1
votes

I'm trying to import some data from a .txt file into WPS (which works with SAS language). Everythings worked perfectly until I realized that for one column/variable, some of my observations were cut. For example in the column/variable Type, my 5 first observations in the original file were:

RAN
FG
MAJOFG
ARBA
ARBV

but in my data set in sas, here's the data I get:

RAN
FG
MAJ
ARB
ARB

So I thought about using a format during the import to make sas always take the $8. format. Can it work with proc import? Here is my code:

proc import out = sasuser.frais
  datafile="~/NAS/M/XXX.txt"
  dbms=dlm replace;
  delimiter=";";
  getnames=yes;
  datarow=2;
run;

I also tried to use data infile but for some reason it moves my lines of data (the beginning of the second line starts at the end of the first one, probably because most of the time my last 4 columns/variables are empty). And I have more than 20 variables, most of which are properly imported by sas (in terms of format I mean), so if I could avoid naming a format for each of them, it would be great!

3
You may find this issue helpful communities.sas.com/t5/Base-SAS-Programming/…John Doe
Thanks! It helped indeed!videorama17
Are you really using PROC IMPORT for a file with only one variable? Or are you just showing the one variable that is causing trouble?Tom

3 Answers

1
votes

Try using the GUESSINGROWS statement:

Proc IMPORT … ;
  …
  GUESSINGROWS = 100;
run;

When using a DATA step with an INPUT statement, and some rows are incomplete, your INFILE statement should specify the MISSOVER option. This will help you create a data set where each row corresponds to each row of the data file.

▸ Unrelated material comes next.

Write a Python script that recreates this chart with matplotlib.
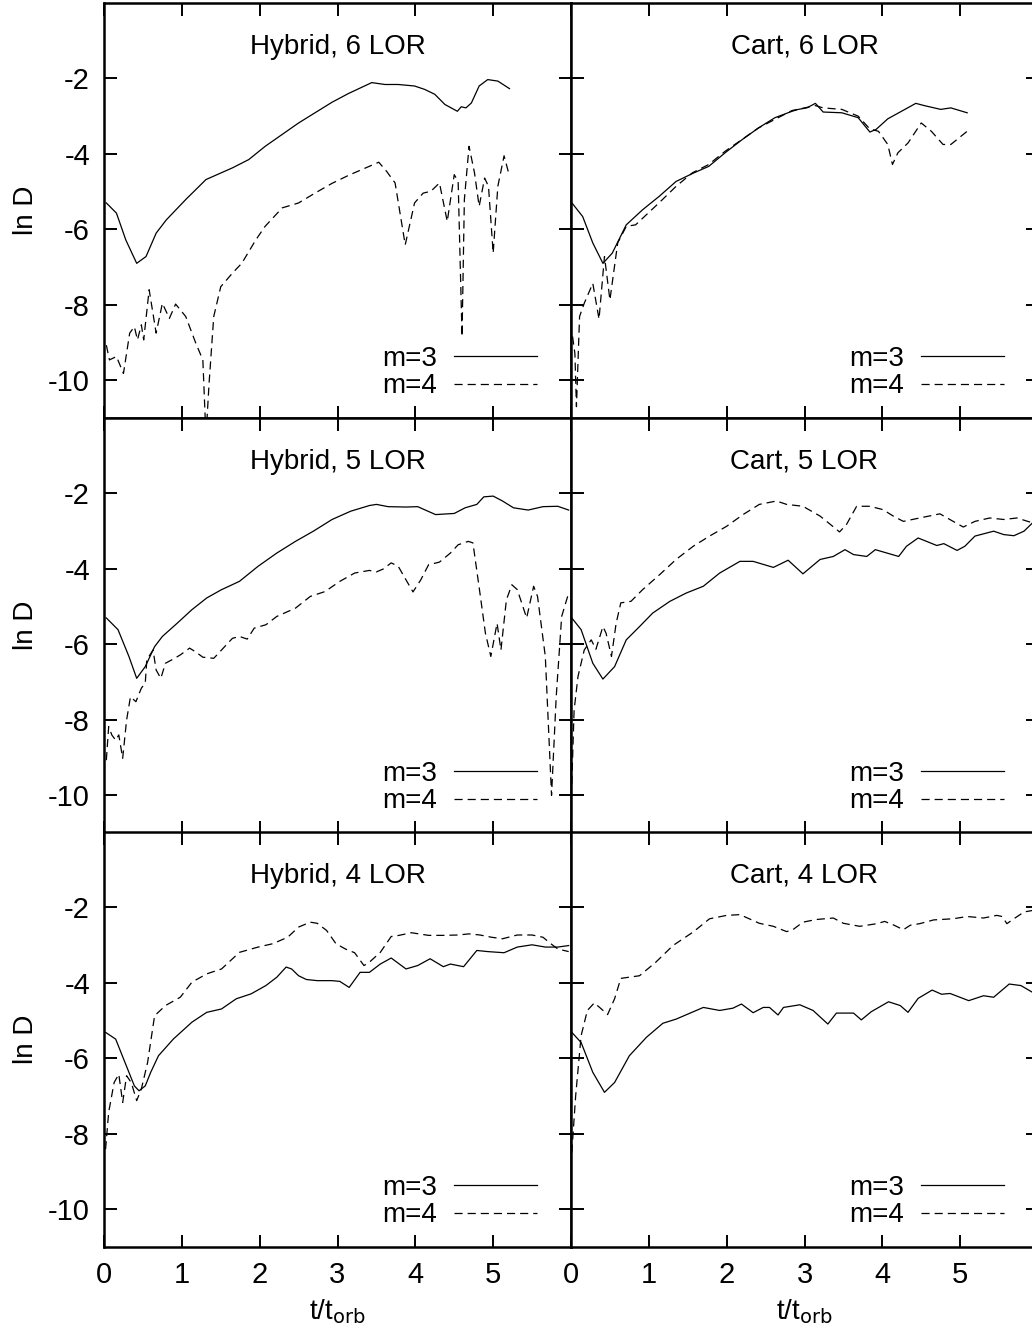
import numpy as np
import matplotlib
matplotlib.use("Agg")
import matplotlib.pyplot as plt

plt.rcParams['font.family'] = ['Liberation Sans', 'DejaVu Sans']
plt.rcParams['font.size'] = 20
plt.rcParams['axes.unicode_minus'] = False

# ---- Hybrid, 6 LOR ----
hyb6_m3_t = [0.03, 0.16, 0.28, 0.42, 0.54, 0.67, 0.80, 1.05, 1.31, 1.65, 1.86, 2.07, 2.50, 2.93, 3.14,
             3.44, 3.61, 3.78, 3.99, 4.12, 4.25, 4.38, 4.46, 4.54, 4.59, 4.65, 4.72, 4.82, 4.93, 5.06, 5.21]
hyb6_m3_v = [-5.30, -5.57, -6.28, -6.90, -6.72, -6.10, -5.75, -5.21, -4.68, -4.37, -4.15, -3.80, -3.18, -2.63, -2.40,
             -2.11, -2.16, -2.16, -2.20, -2.29, -2.42, -2.69, -2.78, -2.87, -2.75, -2.78, -2.65, -2.20, -2.03, -2.07, -2.27]
hyb6_m4_t = [0.03, 0.07, 0.16, 0.25, 0.33, 0.39, 0.43, 0.48, 0.51, 0.58, 0.67, 0.75, 0.84, 0.92, 1.05, 1.18, 1.27,
             1.31, 1.35, 1.41, 1.50, 1.65, 1.77, 1.95, 2.07, 2.29, 2.50, 2.71, 2.93, 3.14, 3.53, 3.63, 3.74, 3.87,
             3.99, 4.10, 4.20, 4.31, 4.41, 4.50, 4.55, 4.60, 4.63, 4.69, 4.76, 4.82, 4.89, 4.94, 5.00, 5.06, 5.14, 5.21]
hyb6_m4_v = [-9.07, -9.46, -9.37, -9.82, -8.75, -8.58, -8.93, -8.53, -8.93, -7.60, -8.75, -7.96, -8.36, -7.98, -8.31,
             -9.02, -9.46, -11.5, -10.08, -8.31, -7.52, -7.16, -6.90, -6.28, -5.92, -5.43, -5.30, -5.04, -4.78, -4.57,
             -4.22, -4.46, -4.77, -6.41, -5.30, -5.04, -4.99, -4.77, -5.79, -4.55, -4.73, -8.84, -5.21, -3.80, -4.50,
             -5.39, -4.64, -4.86, -6.63, -4.86, -4.05, -4.59]

# ---- Cart, 6 LOR ----
cart6_m3_t = [0.02, 0.15, 0.28, 0.41, 0.53, 0.71, 0.92, 1.13, 1.35, 1.56, 1.77, 1.98, 2.20, 2.41, 2.62, 2.84, 2.92,
              3.03, 3.14, 3.24, 3.48, 3.69, 3.84, 3.92, 4.07, 4.29, 4.43, 4.54, 4.75, 4.88, 5.09]
cart6_m3_v = [-5.32, -5.66, -6.36, -6.90, -6.63, -5.88, -5.48, -5.13, -4.73, -4.52, -4.33, -3.97, -3.62, -3.31, -3.04,
              -2.87, -2.82, -2.78, -2.66, -2.89, -2.91, -3.04, -3.42, -3.35, -3.07, -2.82, -2.66, -2.72, -2.82, -2.78,
              -2.91]
cart6_m4_t = [0.02, 0.05, 0.07, 0.11, 0.17, 0.28, 0.36, 0.43, 0.50, 0.60, 0.71, 0.83, 1.13, 1.35, 1.56, 1.77, 1.98,
              2.41, 2.84, 3.14, 3.24, 3.48, 3.69, 3.84, 3.95, 4.07, 4.13, 4.20, 4.33, 4.50, 4.63, 4.78, 4.88, 5.09]
cart6_m4_v = [-8.84, -9.29, -10.70, -8.31, -7.96, -7.43, -8.38, -6.72, -7.87, -6.36, -5.92, -5.88, -5.30, -4.86,
              -4.50, -4.28, -3.93, -3.31, -2.85, -2.72, -2.78, -2.82, -3.00, -3.34, -3.40, -3.75, -4.28, -3.97, -3.71,
              -3.18, -3.40, -3.75, -3.75, -3.40]

# ---- Hybrid, 5 LOR ----
hyb5_m3_t = [0.03, 0.18, 0.32, 0.42, 0.53, 0.65, 0.75, 0.94, 1.13, 1.32, 1.51, 1.74, 1.98, 2.22, 2.46, 2.69, 2.93,
             3.17, 3.41, 3.50, 3.65, 3.88, 4.03, 4.26, 4.50, 4.64, 4.79, 4.88, 5.00, 5.12, 5.26, 5.45, 5.64, 5.83, 5.97]
hyb5_m3_v = [-5.30, -5.61, -6.32, -6.90, -6.59, -6.06, -5.79, -5.44, -5.08, -4.77, -4.55, -4.33, -3.93, -3.58, -3.27,
             -3.00, -2.69, -2.47, -2.32, -2.29, -2.35, -2.36, -2.35, -2.56, -2.53, -2.38, -2.29, -2.09, -2.07, -2.20,
             -2.38, -2.44, -2.35, -2.34, -2.44]
hyb5_m4_t = [0.03, 0.06, 0.10, 0.15, 0.19, 0.24, 0.29, 0.34, 0.41, 0.48, 0.53, 0.55, 0.63, 0.67, 0.73, 0.79, 0.89,
             0.98, 1.10, 1.17, 1.27, 1.41, 1.51, 1.65, 1.74, 1.84, 1.93, 2.08, 2.22, 2.46, 2.65, 2.84, 3.03, 3.22,
             3.41, 3.50, 3.59, 3.69, 3.78, 3.88, 3.97, 4.07, 4.17, 4.31, 4.45, 4.55, 4.68, 4.74, 4.83, 4.90, 4.97,
             5.05, 5.10, 5.17, 5.24, 5.31, 5.43, 5.52, 5.57, 5.67, 5.75, 5.81, 5.88, 5.97]
hyb5_m4_v = [-9.07, -8.18, -8.40, -8.54, -8.40, -9.02, -8.01, -7.39, -7.52, -7.16, -7.03, -6.41, -6.15, -6.68, -6.90,
             -6.50, -6.39, -6.28, -6.10, -6.19, -6.34, -6.37, -6.15, -5.84, -5.79, -5.86, -5.57, -5.48, -5.26, -5.04,
             -4.73, -4.60, -4.33, -4.11, -4.04, -4.08, -4.00, -3.84, -3.93, -4.29, -4.61, -4.29, -3.89, -3.82, -3.58,
             -3.36, -3.27, -3.31, -4.64, -5.70, -6.32, -5.44, -6.15, -4.82, -4.42, -4.55, -5.30, -4.46, -4.73, -6.32,
             -10.0, -7.39, -5.26, -4.64]

# ---- Cart, 5 LOR ----
cart5_m3_t = [0.01, 0.13, 0.28, 0.41, 0.56, 0.71, 0.88, 1.05, 1.27, 1.48, 1.70, 1.91, 2.17, 2.34, 2.60, 2.79, 2.98,
              3.20, 3.37, 3.52, 3.63, 3.80, 3.91, 4.06, 4.21, 4.31, 4.46, 4.70, 4.79, 4.96, 5.06, 5.19, 5.43, 5.56,
              5.69, 5.82, 5.93]
cart5_m3_v = [-5.30, -5.61, -6.50, -6.92, -6.59, -5.88, -5.53, -5.17, -4.86, -4.64, -4.46, -4.11, -3.80, -3.80, -3.96,
              -3.77, -4.13, -3.75, -3.67, -3.49, -3.62, -3.67, -3.49, -3.58, -3.67, -3.40, -3.18, -3.38, -3.33, -3.51,
              -3.40, -3.13, -3.00, -3.09, -3.12, -3.00, -2.78]
cart5_m4_t = [0.01, 0.04, 0.09, 0.17, 0.26, 0.32, 0.41, 0.45, 0.52, 0.58, 0.64, 0.77, 0.92, 1.14, 1.35, 1.57, 1.78,
              2.00, 2.21, 2.42, 2.64, 2.77, 2.98, 3.20, 3.35, 3.45, 3.54, 3.67, 3.84, 4.01, 4.14, 4.27, 4.48, 4.74,
              4.91, 5.04, 5.19, 5.38, 5.56, 5.73, 5.93]
cart5_m4_v = [-9.70, -7.74, -6.85, -6.15, -5.88, -6.13, -5.53, -5.70, -6.32, -5.44, -4.90, -4.86, -4.55, -4.15,
              -3.75, -3.40, -3.13, -2.87, -2.56, -2.29, -2.20, -2.29, -2.34, -2.60, -2.85, -3.02, -2.82, -2.34, -2.34,
              -2.43, -2.60, -2.74, -2.65, -2.54, -2.74, -2.89, -2.74, -2.65, -2.69, -2.65, -2.78]

# ---- Hybrid, 4 LOR ----
hyb4_m3_t = [0.02, 0.15, 0.27, 0.39, 0.45, 0.53, 0.60, 0.70, 0.89, 1.13, 1.32, 1.51, 1.70, 1.89, 2.08, 2.22, 2.34,
             2.41, 2.50, 2.60, 2.74, 2.93, 3.03, 3.15, 3.29, 3.41, 3.55, 3.69, 3.88, 4.03, 4.19, 4.36, 4.45, 4.62,
             4.79, 4.93, 5.14, 5.31, 5.50, 5.67, 5.83, 5.97]
hyb4_m3_v = [-5.31, -5.49, -6.11, -6.73, -6.86, -6.73, -6.37, -5.93, -5.49, -5.04, -4.78, -4.69, -4.42, -4.29, -4.07,
             -3.85, -3.58, -3.63, -3.81, -3.91, -3.94, -3.94, -3.96, -4.12, -3.72, -3.72, -3.50, -3.34, -3.63, -3.54,
             -3.36, -3.57, -3.50, -3.57, -3.14, -3.17, -3.20, -3.05, -2.99, -3.05, -3.05, -3.01]
hyb4_m4_t = [0.02, 0.06, 0.13, 0.19, 0.24, 0.29, 0.35, 0.42, 0.48, 0.56, 0.65, 0.79, 0.98, 1.13, 1.32, 1.51, 1.74,
             1.98, 2.17, 2.36, 2.50, 2.65, 2.74, 2.86, 2.98, 3.10, 3.22, 3.34, 3.41, 3.55, 3.69, 3.79, 3.95, 4.17,
             4.36, 4.55, 4.69, 4.83, 4.98, 5.12, 5.31, 5.50, 5.64, 5.74, 5.83, 5.97]
hyb4_m4_v = [-8.41, -7.43, -6.64, -6.42, -7.17, -6.46, -6.64, -7.12, -6.81, -6.11, -4.87, -4.60, -4.38, -3.98, -3.76,
             -3.63, -3.19, -3.05, -2.96, -2.79, -2.52, -2.39, -2.42, -2.61, -2.96, -3.10, -3.20, -3.54, -3.45, -3.19,
             -2.77, -2.74, -2.67, -2.74, -2.74, -2.73, -2.70, -2.73, -2.79, -2.83, -2.73, -2.73, -2.79, -2.96, -3.10,
             -3.17]

# ---- Cart, 4 LOR ----
cart4_m3_t = [0.01, 0.13, 0.28, 0.43, 0.56, 0.75, 0.97, 1.18, 1.35, 1.61, 1.70, 1.91, 2.08, 2.19, 2.34, 2.47, 2.55,
              2.66, 2.73, 2.94, 3.11, 3.30, 3.41, 3.63, 3.73, 3.86, 4.08, 4.23, 4.33, 4.46, 4.64, 4.76, 4.87, 5.11,
              5.30, 5.43, 5.63, 5.78, 5.93]
cart4_m3_v = [-5.31, -5.58, -6.37, -6.90, -6.64, -5.93, -5.44, -5.07, -4.96, -4.73, -4.65, -4.73, -4.67, -4.56, -4.79,
              -4.65, -4.65, -4.85, -4.65, -4.58, -4.73, -5.09, -4.80, -4.80, -4.98, -4.76, -4.50, -4.60, -4.78, -4.41,
              -4.19, -4.30, -4.28, -4.47, -4.34, -4.38, -4.03, -4.07, -4.25]
cart4_m4_t = [0.01, 0.06, 0.13, 0.21, 0.30, 0.39, 0.47, 0.56, 0.64, 0.88, 1.09, 1.31, 1.57, 1.78, 2.00, 2.17, 2.42,
              2.60, 2.77, 2.85, 2.98, 3.15, 3.37, 3.50, 3.71, 3.93, 4.03, 4.14, 4.27, 4.36, 4.48, 4.66, 4.91, 5.09,
              5.30, 5.47, 5.54, 5.60, 5.69, 5.82, 5.93]
cart4_m4_v = [-8.50, -6.99, -5.40, -4.73, -4.53, -4.69, -4.84, -4.42, -3.88, -3.81, -3.45, -3.01, -2.65, -2.30,
              -2.21, -2.19, -2.42, -2.50, -2.64, -2.59, -2.39, -2.32, -2.28, -2.42, -2.50, -2.43, -2.37, -2.46, -2.59,
              -2.47, -2.43, -2.33, -2.30, -2.24, -2.28, -2.21, -2.24, -2.43, -2.30, -2.12, -2.08]

panels = [
    ("Hybrid, 6 LOR", hyb6_m3_t, hyb6_m3_v, hyb6_m4_t, hyb6_m4_v),
    ("Cart, 6 LOR", cart6_m3_t, cart6_m3_v, cart6_m4_t, cart6_m4_v),
    ("Hybrid, 5 LOR", hyb5_m3_t, hyb5_m3_v, hyb5_m4_t, hyb5_m4_v),
    ("Cart, 5 LOR", cart5_m3_t, cart5_m3_v, cart5_m4_t, cart5_m4_v),
    ("Hybrid, 4 LOR", hyb4_m3_t, hyb4_m3_v, hyb4_m4_t, hyb4_m4_v),
    ("Cart, 4 LOR", cart4_m3_t, cart4_m3_v, cart4_m4_t, cart4_m4_v),
]

fig = plt.figure(figsize=(10.32, 13.4), dpi=100)

W, H = 1032.0, 1340.0
col_left = [104 / W, 571 / W]
ax_w = 467 / W
row_top_px = [3, 418, 832]
ax_h = 415 / H

for i, (title, t3, v3, t4, v4) in enumerate(panels):
    row, col = divmod(i, 2)
    bottom = 1 - (row_top_px[row] + 415) / H
    ax = fig.add_axes([col_left[col], bottom, ax_w, ax_h])
    ax.plot(t3, v3, color='black', lw=0.9, label='m=3')
    ax.plot(t4, v4, color='black', lw=0.9, linestyle=(0, (6.5, 4)), label='m=4')
    ax.set_xlim(0, 6)
    ax.set_ylim(-11, 0)
    ax.set_xticks([0, 1, 2, 3, 4, 5])
    ax.set_yticks([-10, -8, -6, -4, -2])
    ax.tick_params(direction='in', length=9, width=1.4, top=True, right=True,
                   labelsize=21, pad=10)
    for sp in ax.spines.values():
        sp.set_linewidth(1.8)
    if col == 1:
        ax.tick_params(labelleft=False)
    else:
        ax.set_ylabel('ln D', fontsize=20, labelpad=7)
    if row < 2:
        ax.tick_params(labelbottom=False)
    else:
        ax.set_xlabel('t/t$_{\\mathrm{orb}}$', fontsize=20, labelpad=6)
    ax.text(0.5, 0.894, title, transform=ax.transAxes, ha='center', va='center', fontsize=20)
    ax.legend(loc='lower right', bbox_to_anchor=(0.927, 0.045), frameon=False, markerfirst=False,
              handlelength=3.0, handletextpad=0.6, labelspacing=0.05, borderpad=0, borderaxespad=0,
              fontsize=20)

fig.savefig('out.png', dpi=100)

  INFILE … FIRSTOBS=2 DLM=';' DSD MISSOVER;
  length v1-v20 $30;
  INPUT v1-v20;

During the data step implicit loop step, any variables at the end of the data line without corresponding input values will be set to missing, and the input statement will not attempt to look for more values on the next line.

0
votes

You may be able to get acceptable results by tweaking the guessingrows parameter rather than specifying an informat, e.g.:

data _null_;
  file "%sysfunc(pathname(work))\test.txt";
  infile cards;
  input;
  put _infile_;
  cards;
RAN
FG
MAJOFG
ARBA
ARBV
;
run;

proc import out = example
  datafile="%sysfunc(pathname(work))\test.txt"
  dbms=dlm replace;
  delimiter=";";
  getnames=yes;
  datarow=2;
  guessingrows=3;
run;

If you change this from 3 to 2, proc import only looks at the first 2 data rows when guessing an appropriate length for the variable RAN and truncation occurs for subsequent rows with longer values.

0
votes

My problem is that I plan to use this importation code for multiple files and the order of the observations for type is random. So it's totally possible that for 10 or 100 row, the observations have a length of 3 and then one observation of 6. But even if I don't know the order, I know the differents values possible (with a max length of 6). So guessingtows wouldn't work in my case. But I found a way to correct my code with the link provided by John Doe (https://communities.sas.com/t5/Base-SAS-Programming/Text-File-Import-force-the-correct-Informat-and-format/td-p/281701) I took the data generated by the proc import and modified it for the one variable which needed changes. Thank you all!